Unimart
- Type: Private
- Industry: Super store
- Founded: 2013
- Parent: United Group (Bangladesh)
- Website: unimart.online

= Unimart (Bangladesh) =

Bangladeshi supermarket chain

Unimart is a Bangladeshi chain of supermarkets and hypermarkets established in 2013. It is a subsidiary of United Group.

== History ==

- In July 2013, they opened a 40,000 ft2 hypermarket called Unimart at Gulshan-2.
- In 2019, Unimart opened a new flagship outlet at Dhanmondi.
- In July 2020, Unimart announced its products would be available to be ordered online through Evaly.
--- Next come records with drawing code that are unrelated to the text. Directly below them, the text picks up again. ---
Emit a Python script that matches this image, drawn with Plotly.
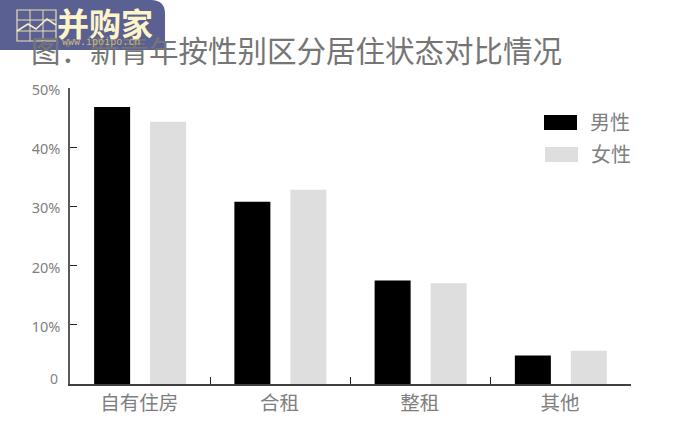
import plotly.graph_objects as go

categories = ["自有住房", "合租", "整租", "其他"]
male = [46.8, 30.8, 17.5, 4.8]
female = [44.3, 32.8, 17.0, 5.6]
tick_vals = [0, 10, 20, 30, 40, 50]
tick_text = ["", "10%", "20%", "30%", "40%", "50%"]
zero_label = "0"
title = "图：新青年按性别区分居住状态对比情况"

FONT = "Noto Sans, Noto Sans CJK SC"
GREY = "#7f7f7f"
W, H = 680, 442
L, R, T, B = 70, 631, 88, 384

fig = go.Figure()
fig.add_bar(x=categories, y=male, name="男性", marker=dict(color="#000000", line_width=0), showlegend=False)
fig.add_bar(x=categories, y=female, name="女性", marker=dict(color="#dedede", line_width=0), showlegend=False)

def px(x): return (x - L) / (R - L)
def py(y): return (B - y) / (B - T)

ann = [
    dict(text=title, x=29, y=50, size=29.5, color="#757575"),
    dict(text="男性", x=588, y=122, size=20, color=GREY),
    dict(text="女性", x=589, y=154, size=20, color=GREY),
    dict(text=zero_label, x=48, y=378, size=14, color=GREY),
    dict(text="并购家", x=55, y=22, size=32, color="#fdf5c9", font="Noto Sans CJK SC", bold=True),
    dict(text="www.ipoipo.cn", x=60, y=42, size=10, color="#c9b87c", font="DejaVu Sans Mono"),
]
annotations = [dict(text=("<b>%s</b>" % a["text"]) if a.get("bold") else a["text"], x=px(a["x"]), y=py(a["y"]),
                    xref="paper", yref="paper", xanchor="left", yanchor="middle", showarrow=False,
                    font=dict(family=a.get("font", FONT), size=a["size"], color=a["color"]))
               for a in ann]

shapes = []
def rect(x0, y0, x1, y1, **k):
    shapes.append(dict(type="rect", xref="paper", yref="paper", x0=px(x0), x1=px(x1), y0=py(y0), y1=py(y1), layer="above", **k))
rect(544, 115, 577, 130, fillcolor="#000000", line_width=0)
rect(545, 147, 578, 162, fillcolor="#dedede", line_width=0)
# logo panel
x0, y0, x1, y1, r = 0, 0, 165, 50, 14
p = f"M {px(x0)} {py(y0)} L {px(x1-r)} {py(y0)} Q {px(x1)} {py(y0)} {px(x1)} {py(y0+r)} L {px(x1)} {py(y1)} L {px(x0)} {py(y1)} Z"
shapes.append(dict(type="path", path=p, xref="paper", yref="paper", fillcolor="rgba(78,84,137,0.93)", line_width=0, layer="above"))
rect(17, 10, 56, 41, line=dict(color="#e8dfb5", width=1.2), fillcolor="rgba(0,0,0,0)")
for gx in (30, 43):
    shapes.append(dict(type="line", xref="paper", yref="paper", x0=px(gx), x1=px(gx), y0=py(10), y1=py(41), line=dict(color="#e8dfb5", width=1), layer="above"))
for gy in (20, 31):
    shapes.append(dict(type="line", xref="paper", yref="paper", x0=px(17), x1=px(56), y0=py(gy), y1=py(gy), line=dict(color="#e8dfb5", width=1), layer="above"))
pts = [(17, 31), (28, 24), (36, 29), (47, 19), (56, 25)]
shapes.append(dict(type="path", xref="paper", yref="paper", layer="above", line=dict(color="#f5edc8", width=1.6),
                   path="M " + " L ".join(f"{px(a)} {py(b)}" for a, b in pts)))

fig.update_layout(
    width=W, height=H, autosize=False,
    margin=dict(l=L, r=W - R, t=T, b=H - B, pad=0),
    paper_bgcolor="white", plot_bgcolor="white",
    barmode="group", bargap=0.2014, bargroupgap=0.357,
    font=dict(family=FONT, color=GREY),
    annotations=annotations, shapes=shapes,
    xaxis=dict(type="category", showgrid=False, showline=True, linecolor="#404040", linewidth=1.5,
               ticks="inside", ticklen=7, tickwidth=1, tickcolor="#222222", tickson="boundaries",
               tickfont=dict(size=19.5, color=GREY), ticklabelstandoff=1, ticklabelshift=-1, zeroline=False),
    yaxis=dict(range=[0, 50], tickvals=tick_vals, ticktext=tick_text, showgrid=False, showline=True,
               linecolor="#595959", linewidth=1.5, ticks="inside", ticklen=7, tickwidth=1, tickcolor="#222222",
               tickfont=dict(size=14.5, color=GREY), ticklabelstandoff=5, ticklabelshift=2, zeroline=False),
)
fig.write_html("out.html", post_script="document.body.style.margin='0';", config=dict(displayModeBar=False))
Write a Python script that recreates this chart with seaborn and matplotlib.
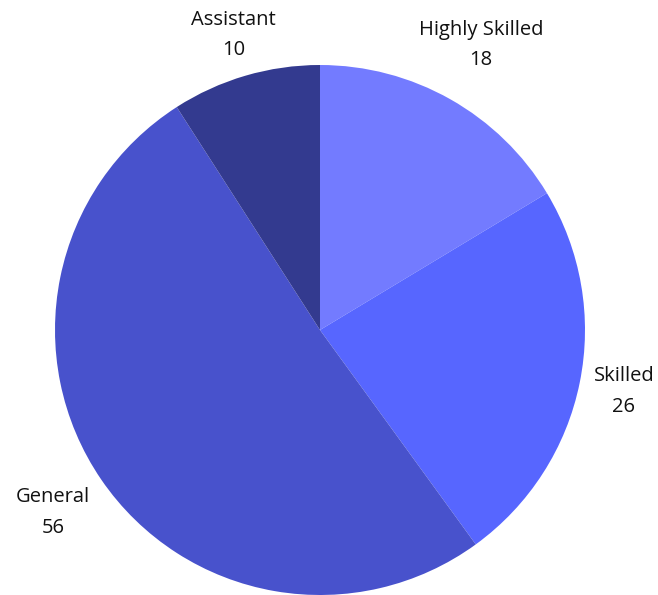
import numpy as np
import matplotlib
matplotlib.use('Agg')
import matplotlib.pyplot as plt
import seaborn as sns

# data
categories = ['Highly Skilled', 'Skilled', 'General', 'Assistant']
counts = [18, 26, 56, 10]
colors = ['#737BFF', '#5766FF', '#4852CC', '#333A8F']

sns.set_theme(style="white")
plt.rcParams['font.family'] = ['Open Sans', 'DejaVu Sans']

fig = plt.figure(figsize=(6.58, 5.95), dpi=100)
# circle centre (320, 330) px, radius ~265 px
ax = fig.add_axes([55 / 658, 0.0, 530 / 658, 530 / 595])

labels = ['{}\n{}'.format(c, v) for c, v in zip(categories, counts)]
wedges, texts = ax.pie(counts, labels=labels, colors=colors, startangle=90,
                       counterclock=False, labeldistance=1.2,
                       wedgeprops={'linewidth': 0, 'edgecolor': 'none'},
                       textprops={'fontsize': 14.5, 'color': '#111111',
                                  'linespacing': 1.7})
# nudge label distances a bit so they sit like the original
label_dist = [1.235, 1.17, 1.22, 1.16]
for w, t, d in zip(wedges, texts, label_dist):
    w.set_clip_on(False)
    ang = np.deg2rad((w.theta1 + w.theta2) / 2)
    t.set_position((d * np.cos(ang), d * np.sin(ang)))
    t.set_ha('center')
    t.set_va('center')

ax.set_xlim(-1, 1)
ax.set_ylim(-1, 1)
ax.set_aspect('equal')
ax.axis('off')

fig.savefig('out.png', dpi=100)
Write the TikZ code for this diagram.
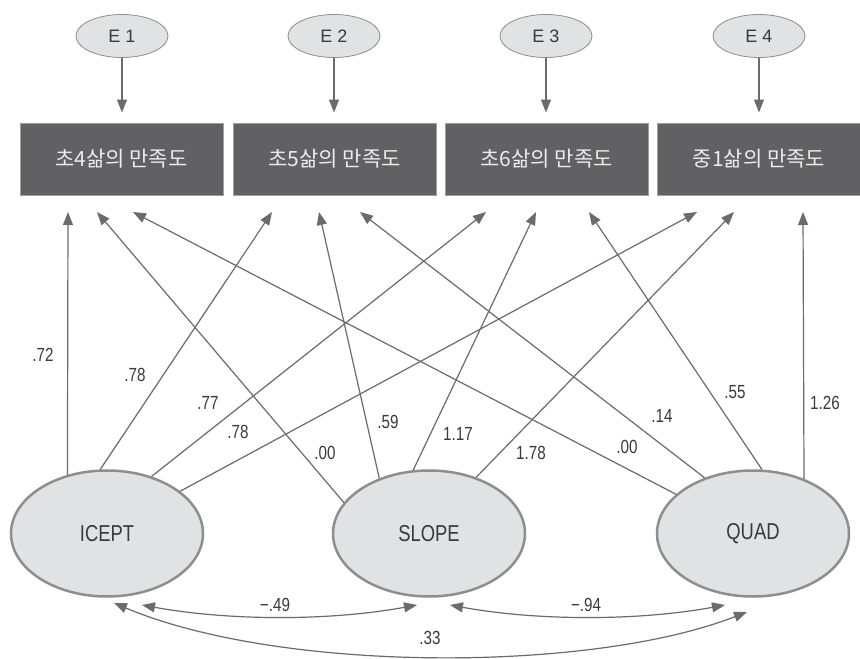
\documentclass[tikz,border=0pt]{standalone}
\usepackage{fontspec}
\setmainfont{Liberation Sans}
\newfontfamily\kr{Noto Sans CJK KR}
\newfontfamily\narrow[FakeStretch=0.8]{Liberation Sans}
\usetikzlibrary{shapes.geometric,arrows.meta}
\definecolor{lc}{HTML}{6B6B6E}
\definecolor{boxc}{HTML}{616164}
\definecolor{boxedge}{HTML}{A0A0A2}
\definecolor{boxtext}{HTML}{ECECEC}
\definecolor{ellc}{HTML}{E1E2E4}
\definecolor{ellb}{HTML}{8E8E90}
\definecolor{txtc}{HTML}{3A3A3C}
\tikzset{
  tip/.tip={Triangle[length=13pt,width=10pt]},
  ln/.style={draw=lc, line width=1.2pt, -tip},
  dbl/.style={draw=lc, line width=1.2pt, tip-tip},
  obs/.style={rectangle, fill=boxc, draw=boxedge, line width=1pt, minimum width=203pt, minimum height=72pt, inner sep=0pt, text=boxtext, font=\kr\fontsize{21}{25}\selectfont},
  err/.style={ellipse, fill=ellc, draw=ellb, line width=0.8pt, minimum width=92pt, minimum height=43pt, inner sep=0pt, text=txtc, font=\fontsize{18}{20}\selectfont},
  lat/.style={ellipse, fill=ellc, draw=ellb, line width=2.5pt, minimum width=192pt, minimum height=126pt, inner sep=0pt, text=txtc, font=\narrow\fontsize{23}{26}\selectfont},
  coef/.style={inner sep=0pt, text=txtc, font=\narrow\fontsize{19}{22}\selectfont}
}
\begin{document}
\begin{tikzpicture}[x=1pt,y=-1pt]
\useasboundingbox[fill=white] (0,0) rectangle (860,659);
% observed boxes
\node[obs] (b1) at (121.5,159) {초4삶의 만족도};
\node[obs] (b2) at (334.5,159) {초5삶의 만족도};
\node[obs] (b3) at (546.5,159) {초6삶의 만족도};
\node[obs] (b4) at (759,159) {중1삶의 만족도};
% errors
\node[err] (e1) at (122,36) {E 1};
\node[err] (e2) at (334,36) {E 2};
\node[err] (e3) at (546,36) {E 3};
\node[err] (e4) at (759,36) {E 4};
\foreach \i in {1,2,3,4} \draw[ln, shorten >=10pt] (e\i.south) -- (e\i.south |- b\i.north);
% latent
\node[lat] (ic) at (107,533.5) {ICEPT};
\node[lat] (sl) at (429,533.5) {SLOPE};
\node[lat] (qu) at (753,533.5) {QUAD};
% tips
\coordinate (ti1) at (68,212);  \coordinate (ti2) at (272,212);
\coordinate (ti3) at (486,212); \coordinate (ti4) at (697,212);
\coordinate (ts1) at (97,212);  \coordinate (ts2) at (319,212);
\coordinate (ts3) at (536,212); \coordinate (ts4) at (734,212);
\coordinate (tq1) at (133,212); \coordinate (tq2) at (360,212);
\coordinate (tq3) at (589,212); \coordinate (tq4) at (803,212);
\draw[ln] (ic.124) -- (ti1);
\draw[ln] (ic.96) -- (ti2);
\draw[ln] (ic.52) -- (ti3);
\draw[ln] (ic.30) -- (ti4);
\draw[ln] (sl.160.6) -- (ts1);
\draw[ln] (sl.132) -- (ts2);
\draw[ln] (sl.104) -- (ts3);
\draw[ln] (sl.50) -- (ts4);
\draw[ln] (qu.153) -- (tq1);
\draw[ln] (qu.131) -- (tq2);
\draw[ln] (qu.82) -- (tq3);
\draw[ln] (qu.47) -- (tq4);
% coefficients
\node[coef] at (43,355) {.72};
\node[coef] at (135,375) {.78};
\node[coef] at (208,403) {.77};
\node[coef] at (238,432) {.78};
\node[coef] at (325,453) {.00};
\node[coef] at (388,422) {.59};
\node[coef] at (458,434) {1.17};
\node[coef] at (531,453) {1.78};
\node[coef] at (627,447) {.00};
\node[coef] at (662,416) {.14};
\node[coef] at (735,392) {.55};
\node[coef] at (825,403) {1.26};
% covariances
\coordinate (c1a) at (142,605); \coordinate (c1b) at (417,605);
\coordinate (c2a) at (450,605); \coordinate (c2b) at (725,605);
\coordinate (c3a) at (114,603); \coordinate (c3b) at (747,612);
\draw[dbl] (c1a) .. controls (230,621) and (330,621) .. (c1b);
\draw[dbl] (c2a) .. controls (538,621) and (638,621) .. (c2b);
\draw[dbl] (c3a) .. controls (280,673) and (590,673) .. (c3b);
\node[coef] at (275,605) {−.49};
\node[coef] at (586,605) {−.94};
\node[coef] at (430,638) {.33};
\end{tikzpicture}
\end{document}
Unimart launched its online e-commerce platform in collaboration with delivery network PaperFly.
- In October 2021, another branch at Wari was opened.
- In June 2022, Unilever collaborated with Unimart to bring one of two liquid refilling machines from their R&D department to their store in order to reduce plastic waste.
- In April 2023, they opened a branch in Sylhet and a flagship branch in Gulshan-1 of 60,000 ft2.
- In May 2024, a new branch was opened at the Centrepoint mall adjacent to the Hazrat Shahjalal International Airport.
- In April 2025, Unimart's branch was broken into by an angry mob protesting genocide in Gaza.
- In 2026 a new Uttara branch was opened of Unimart.

=== Chef's Table ===
Chef's Table is a subsidiary of Unimart. It was soft launched on 1 July 2018.